Hey guys GREAT forum here, lots of valuable information, history and experiences. I live in AZ, looking to purchase my first EV to get Arizona’s AFV, a.k.a. “blue cloud”, license plate for carpool lane access. I have other ICE vehicle for weekends, long trips, etc. EV is additional vehicle for commuting. My commute distance is 15 miles each way. 2 miles flat surface streets + 11 miles freeway (AZ 101) + 2 miles flat surface streets. Rush hour traffic is making me C-R-A-Z-Y
and can add 10-30 minutes to my otherwise 25 minute commute. Want to get advice on strategy for buying used, 2013-15, Leaf S. I tend to see 2 categories of Leaf's offered for sale here in AZ which I suspect are mostly vehicles coming off lease. There are those which have lived their whole life here in AZ, 25K-45K miles, 1-owner, 9-10 battery capacity bars showing on dash, maybe new tires, maybe new 12-volt battery. The other category are Leaf’s coming in from cooler climates, mostly the bay-area, 25K-45K miles, 1-owner, 11-12 battery capacity bars showing on dash, original tires, original 12-volt battery. Is the best strategy to go for a 9-bar AZ car with say 1/2 to 1/3 of its battery capacity warranty remaining (mileage or time) and HOPE to get a replacement lizard battery under warranty from Nissan --OR-- go for a 12-bar out-of-state car with the lowest mileage and no hope of getting a battery replacement from Nissan??? Prices seems to be about the same, sometimes AZ cars are less expensive. Complicating things is that dealers don’t want to provide recent battery health reports or copies of the Annual EV Battery Usage Reports which are required per the Leaf warranty information booklet in the MAINTENANCE, DATA ACCESS, AND RECORDS section or any kind of confirmation in writing or addendum in the sales contract that the battery capacity warranty is still valid. The typical response I get from dealers is that after dropping to 8-bars on the dash, Nissan needs to evaluate the battery to confirm there hasn’t been any ‘abuse’ and then decide IF they will repair, recondition or replace the battery.

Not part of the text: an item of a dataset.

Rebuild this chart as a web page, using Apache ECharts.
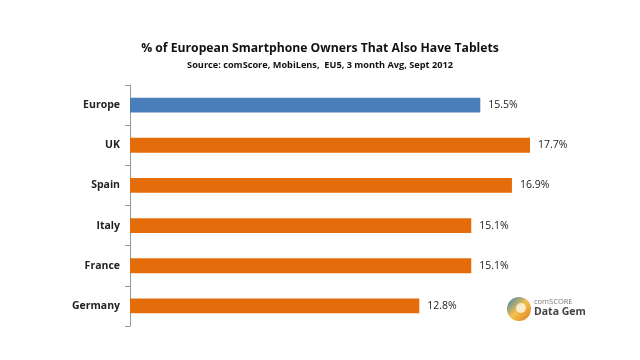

Nobody seems able to define what ‘abuse’ means in the context of making a battery replacement decision. Could use in hot AZ climate be ‘abuse’? Could previous owner driving 16K miles/year be ‘abuse’? What if previous owner got 1-stars on Nissan battery inspections or skipped the inspections altogether? Could there be other data lurking in the vehicle’s computers or maintenance records which Nissan could dig up, call ‘abuse’ and deny a battery warranty replacement claim? I even called Nissan’s 1-877-NO GAS EV hotline with some VINs and they could confirm warranty end dates over the phone but couldn’t provide me anything in writing that the battery capacity warranty was actually still valid. There seem to be many “if’s” and uncertainties with the battery capacity warranty… am I wrong about that?? Thanks for feedback on buying a used Leaf S in Arizona!!
p.s. I plan to use L1 charging from standard 120V outlet at home overnight. No EV charging available at work during the day, at least for now.